When things are running smoothly in your home, each family member feels the positive ripple effects in their everyday interactions. The opposite can also be true, especially when it comes to debt and money stress. Debt management is one of those things that can add tension to money conversations and also add strain to already-tight budgets.

This month, in light of International Women’s Day, we want to give women a variety of tools and some sound advice that will help you and improve your family’s financial health — and boost your financial confidence.

Have you been opting out of debt and money management in your home?

Self-doubt, shame, guilt…all these factors can contribute to low financial confidence.
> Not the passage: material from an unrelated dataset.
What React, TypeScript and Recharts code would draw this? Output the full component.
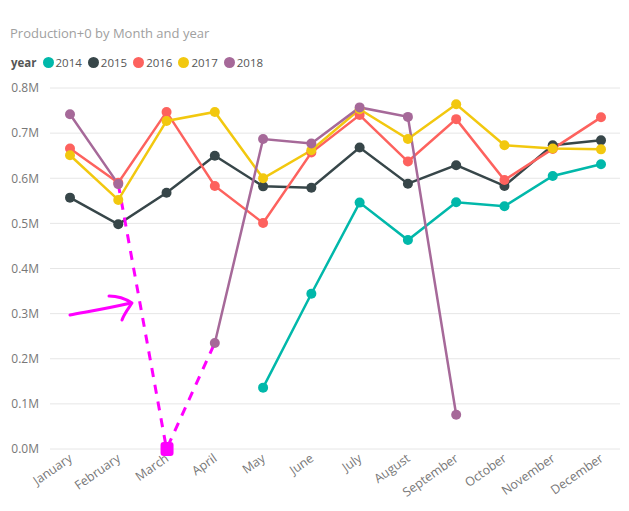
import { LineChart, Line, XAxis, YAxis, CartesianGrid } from 'recharts'

const months = ['January', 'February', 'March', 'April', 'May', 'June', 'July', 'August', 'September', 'October', 'November', 'December']
const years = ['2014', '2015', '2016', '2017', '2018']
const COLORS = ['#01B8AA', '#374649', '#FD625E', '#F2C80F', '#A66999']

const y2014 = [null, null, null, null, 136000, 344000, 546000, 463000, 547000, 538000, 605000, 631000]
const y2015 = [557000, 498000, 568000, 650000, 582000, 579000, 668000, 588000, 629000, 583000, 673000, 684000]
const y2016 = [666000, 590000, 747000, 583000, 501000, 657000, 740000, 637000, 731000, 596000, 665000, 735000]
const y2017 = [651000, 552000, 727000, 747000, 600000, 662000, 753000, 687000, 764000, 673000, 666000, 664000]
const y2018 = [742000, 587000, null, 235000, 687000, 677000, 757000, 736000, 76000, null, null, null]
// hand-drawn note on the picture: the missing March value of 2018 taken as zero
const note2018 = [null, 587000, 0, 235000, null, null, null, null, null, null, null, null]

const yTicks = [0, 100000, 200000, 300000, 400000, 500000, 600000, 700000, 800000]

const series = [y2014, y2015, y2016, y2017, y2018]
const data = months.map((month, i) => {
  const row: Record<string, string | number | null> = { month, note: note2018[i] }
  years.forEach((yr, k) => { row[yr] = series[k][i] })
  return row
})

const FONT = '"Open Sans", "Noto Sans", sans-serif'
const MAGENTA = '#FF00FF'

function MonthTick({ x, y, payload }: any) {
  return (
    <g transform={`translate(${x - 2},${y - 4})`}>
      <text x={0} y={0} dy="0.71em" textAnchor="end" transform="rotate(-35)" fill="#777" fontSize={12.5} fontFamily={FONT}>
        {payload.value}
      </text>
    </g>
  )
}

function NoteDot({ cx, cy, index }: any) {
  if (index !== 2 || cx == null) return <g key={index} />
  return <rect key={index} x={cx - 6} y={cy - 7} width={13} height={14} rx={3} fill={MAGENTA} />
}

export default function App() {
  return (
    <div style={{ position: 'absolute', left: 0, top: 0, width: 629, height: 511, background: '#fff', fontFamily: FONT }}>
      <div style={{ position: 'absolute', left: 10, top: 24, fontSize: 13, color: '#a0a0a0', whiteSpace: 'nowrap' }}>
        Production+0 by Month and year
      </div>
      <div style={{ position: 'absolute', left: 11, top: 55, display: 'flex', alignItems: 'center', fontSize: 11.5, color: '#555', whiteSpace: 'nowrap' }}>
        <span style={{ fontWeight: 700, marginRight: 6 }}>year</span>
        {years.map((yr, k) => (
          <span key={yr} style={{ display: 'flex', alignItems: 'center', marginRight: 6 }}>
            <span style={{ width: 11, height: 11, borderRadius: '50%', background: COLORS[k], marginRight: 2, display: 'inline-block' }} />
            {yr}
          </span>
        ))}
      </div>
      <div style={{ position: 'absolute', left: 0, top: 0 }}>
        <LineChart width={629} height={511} data={data} margin={{ top: 88, right: 9, bottom: 0, left: 0 }}>
          <CartesianGrid vertical={false} stroke="#e6e6e6" />
          <XAxis dataKey="month" interval={0} height={62} padding={{ left: 20, right: 19 }} axisLine={false} tickLine={false} tick={<MonthTick />} />
          <YAxis
            width={50}
            domain={[0, 800000]}
            ticks={yTicks}
            axisLine={false}
            tickLine={false}
            tickMargin={5}
            tick={{ fill: '#777', fontSize: 12, fontFamily: FONT }}
            tickFormatter={(v: number) => `${(v / 1000000).toFixed(1)}M`}
          />
          {years.map((yr, k) => (
            <Line
              key={yr}
              dataKey={yr}
              stroke={COLORS[k]}
              strokeWidth={2.5}
              dot={{ r: 5, fill: COLORS[k], strokeWidth: 0 }}
              connectNulls={false}
              isAnimationActive={false}
            />
          ))}
          <Line dataKey="note" stroke={MAGENTA} strokeWidth={3} strokeDasharray="9 8" dot={<NoteDot />} isAnimationActive={false} />
        </LineChart>
      </div>
      <svg width={629} height={511} style={{ position: 'absolute', left: 0, top: 0, pointerEvents: 'none' }}>
        <path d="M70 315 C 85 312, 100 310, 131 303" fill="none" stroke={MAGENTA} strokeWidth={3} strokeLinecap="round" />
        <path d="M109 296 C 118 296, 126 299, 132 303 C 128 309, 124 314, 122 320" fill="none" stroke={MAGENTA} strokeWidth={3} strokeLinecap="round" strokeLinejoin="round" />
      </svg>
    </div>
  )
}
And women are more likely to experience this than men for a few reasons:

  • Women who earn significantly less than their spouses report lower financial literacy scores.
  • Women are most likely to take time off work to raise children or care for family members, reducing the amount of time they spend in the workplace.
  • Women are overrepresented in lower paying occupations compared to men.
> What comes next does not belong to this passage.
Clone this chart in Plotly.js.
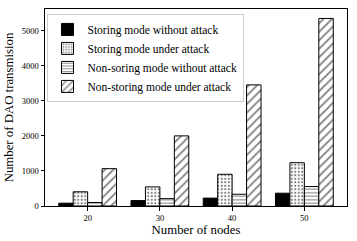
<!DOCTYPE html>
<html><head><meta charset="utf-8">
<script src="https://cdn.plot.ly/plotly-3.0.1.min.js"></script>
<style>html,body{margin:0;padding:0;background:#fff}#chart{width:357px;height:241px}</style>
</head><body><div id="chart"></div>
<script>
const nodes = ['20', '30', '40', '50'];
const storingNoAttack = [80, 155, 225, 365];
const storingAttack = [405, 545, 905, 1235];
const nonStoringNoAttack = [100, 210, 335, 555];
const nonStoringAttack = [1065, 2000, 3455, 5350];
const seriesNames = ['Storing mode without attack', 'Storing mode under attack', 'Non-soring mode without attack', 'Non-storing mode under attack'];
const yTicks = [0, 1000, 2000, 3000, 4000, 5000];

const shapes = ['', '.', '-', '/'];
const values = [storingNoAttack, storingAttack, nonStoringNoAttack, nonStoringAttack];
const data = values.map((v, i) => ({
  type: 'bar', x: nodes, y: v, name: seriesNames[i],
  marker: {
    color: i === 0 ? 'black' : 'white',
    line: {color: 'black', width: 1},
    pattern: i === 0 ? {shape: ''} : {shape: shapes[i], fgcolor: 'black', bgcolor: 'white', fillmode: 'overlay', size: i === 3 ? 6 : 3.5, solidity: 0.3}
  }
}));

const fam = 'Liberation Serif';
const f = s => ({family: fam, size: s, color: 'black'});
Plotly.newPlot('chart', data, {
  width: 357, height: 241,
  margin: {l: 45, r: 10, t: 9, b: 35},
  paper_bgcolor: 'white', plot_bgcolor: 'white',
  font: f(11),
  barmode: 'group', bargap: 0.2, bargroupgap: 0,
  showlegend: true,
  legend: {x: 0.005, y: 0.975, xanchor: 'left', yanchor: 'top', bgcolor: 'rgba(255,255,255,0.8)', bordercolor: '#cccccc', borderwidth: 1, font: f(11.5), tracegroupgap: 0, itemwidth: 30},
  xaxis: {type: 'category', range: [-0.59, 3.59], showgrid: false, zeroline: false, showline: true, linecolor: 'black', linewidth: 1, mirror: true, ticks: 'outside', ticklen: 3.5, tickcolor: 'black', tickfont: f(8.5),
    title: {text: 'Number of nodes', font: f(12.8), standoff: 3}},
  yaxis: {range: [0, 5620], tickvals: yTicks, ticktext: yTicks.map(String), showgrid: false, zeroline: false, showline: true, linecolor: 'black', linewidth: 1, mirror: true, ticks: 'outside', ticklen: 3.5, tickcolor: 'black', tickfont: f(8.5),
    title: {text: 'Number of DAO transmision', font: f(12.8), standoff: 5}}
}, {staticPlot: true});
</script></body></html>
The above factors also put women at risk of borrowing more money to fill in the gaps, which is one reason why Canadian women carry heavier debt than men. The good news is that when couples earn a similar income, they score equally in financial knowledge. This means that when women take an active role in their household finances, they are more likely to have higher financial literacy and feel more confident in their financial decisions.
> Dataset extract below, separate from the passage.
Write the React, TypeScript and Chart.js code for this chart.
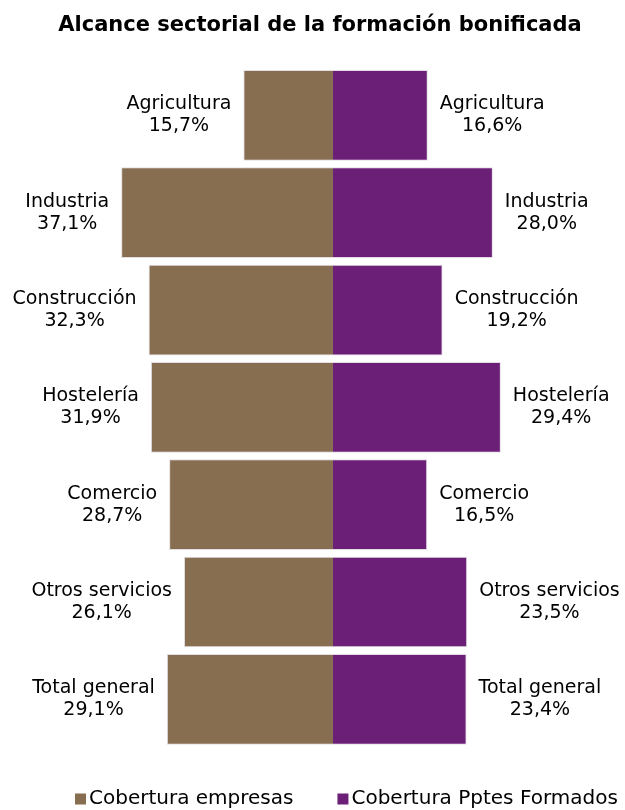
import React, { useEffect, useRef } from "react";
import { Chart, registerables } from "chart.js";

Chart.register(...registerables);

const categories = ["Agricultura", "Industria", "Construcción", "Hostelería", "Comercio", "Otros servicios", "Total general"];
const empresas = [15.7, 37.1, 32.3, 31.9, 28.7, 26.1, 29.1];
const formados = [16.6, 28.0, 19.2, 29.4, 16.5, 23.5, 23.4];
const seriesNames = ["Cobertura empresas", "Cobertura Pptes Formados"];
const seriesColors = ["#876E50", "#6B1F77"];
const title = "Alcance sectorial de la formación bonificada";

const FONT = "'DejaVu Sans', Verdana, sans-serif";
const fmt = (v: number) => v.toFixed(1).replace(".", ",") + "%";

const labelPlugin = {
  id: "sideLabels",
  afterDatasetsDraw(chart: any) {
    const ctx = chart.ctx;
    ctx.save();
    ctx.font = `19px ${FONT}`;
    ctx.fillStyle = "#000";
    ctx.textAlign = "center";
    ctx.textBaseline = "middle";
    chart.data.datasets.forEach((ds: any, di: number) => {
      const meta = chart.getDatasetMeta(di);
      meta.data.forEach((el: any, i: number) => {
        const name = categories[i];
        const val = fmt(Math.abs(ds.data[i]));
        const w = Math.max(ctx.measureText(name).width, ctx.measureText(val).width);
        const gap = 12;
        const x = di === 0 ? el.x - gap - w / 2 : el.x + gap + w / 2;
        ctx.fillText(name, x, el.y - 11);
        ctx.fillText(val, x, el.y + 11);
      });
    });
    ctx.restore();
  },
};

const titleLegendPlugin = {
  id: "titleLegend",
  afterDraw(chart: any) {
    const ctx = chart.ctx;
    ctx.save();
    // title
    ctx.font = `bold 21px ${FONT}`;
    ctx.fillStyle = "#000";
    ctx.textAlign = "center";
    ctx.textBaseline = "alphabetic";
    ctx.fillText(title, 320, 31);
    // legend
    ctx.font = `20px ${FONT}`;
    ctx.textBaseline = "middle";
    ctx.textAlign = "left";
    const box = 11;
    const gapBoxText = 3;
    const gapItems = 44;
    const widths = seriesNames.map((n) => box + gapBoxText + ctx.measureText(n).width);
    let x = 75;
    const y = 799;
    seriesNames.forEach((n, i) => {
      ctx.fillStyle = seriesColors[i];
      ctx.fillRect(x, y - box / 2, box, box);
      ctx.fillStyle = "#000";
      ctx.fillText(n, x + box + gapBoxText, y);
      x += widths[i] + gapItems;
    });
    ctx.restore();
  },
};

export default function App() {
  const ref = useRef<HTMLCanvasElement>(null);
  useEffect(() => {
    document.body.style.margin = "0";
    const chart = new Chart(ref.current!, {
      type: "bar",
      data: {
        labels: categories,
        datasets: [
          {
            label: seriesNames[0],
            data: empresas.map((v) => -v),
            backgroundColor: seriesColors[0],
            borderColor: "#e2dde2",
            borderWidth: 1,
            barPercentage: 0.932,
            categoryPercentage: 1,
          },
          {
            label: seriesNames[1],
            data: formados,
            backgroundColor: seriesColors[1],
            borderColor: "#e2dde2",
            borderWidth: 1,
            barPercentage: 0.932,
            categoryPercentage: 1,
          },
        ],
      },
      options: {
        indexAxis: "y",
        animation: false,
        responsive: false,
        maintainAspectRatio: false,
        layout: { padding: { top: 66.7, bottom: 62, left: 0, right: 0 } },
        scales: {
          x: { stacked: true, display: false, min: -58.32, max: 51.14 },
          y: { stacked: true, display: false },
        },
        plugins: {
          tooltip: { enabled: false },
          legend: { display: false },
          title: { display: false },
        },
      },
      plugins: [labelPlugin, titleLegendPlugin],
    });
    return () => chart.destroy();
  }, []);
  return <canvas ref={ref} width={625} height={810} style={{ display: "block" }} />;
}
3 ways to improve your family’s financial health

You and your spouse are a team. And as part of a team, you both need to be involved when it comes to financial matters. While you might not always share the same financial habits and values, it’s essential to find the money management strategies that work for both of you — so you can both work toward common money goals for your family. Here are three ways to do that:

  1. Communicate, communicate, communicate. Is one spouse handling all the money matters while the other is left in the dark? Time to loosen the reins and start having those money talks.
  • Schedule a time when you can both discuss your household finances without interruptions. Read this blog post for ideas.
  • Go over all your bills together, including credit card statements, utility bills and everyday purchases like groceries, clothing and household items.
  • Create a budget together, using our budgeting worksheet. Jot down all your expenses and list your total household income per month. Then, discuss ways to simplify the payment process such as automating your bill payments to avoid late fees or missed payments. After that, discuss who will pay which bills.
  1. Make debt management a priority. If your current system of debt repayment is getting you nowhere fast, it’s time to implement some new strategies. Together, go over these debt management options with your spouse:
  • DIY debt control such as transferring high-interest balances onto a line of credit or lower interest card. Or, funneling all extra money toward one credit card each month until it’s paid, using the debt snowball method.
  • Compare debt relief options such as a consolidation loan or a consumer proposal using our repayment options calculator.
  • Speak to a Licensed Insolvency Trustee for debt advice and solutions.
  1. Set financial goals together. No matter how big or small, you should both be working together to achieve goals for your family. And this may involve compromising on some ideas. Whether you plan to build a deck or take a vacation this summer, or you want to open a TSFA or maximize your RRSP contributions, you need to make a plan to ensure these things happen. Use this module from the Financial Consumer Agency of Canada to set SMART goals you can both work together to achieve.


How will you take a more active role in your family’s debt and money management? There’s no better time than now to get started!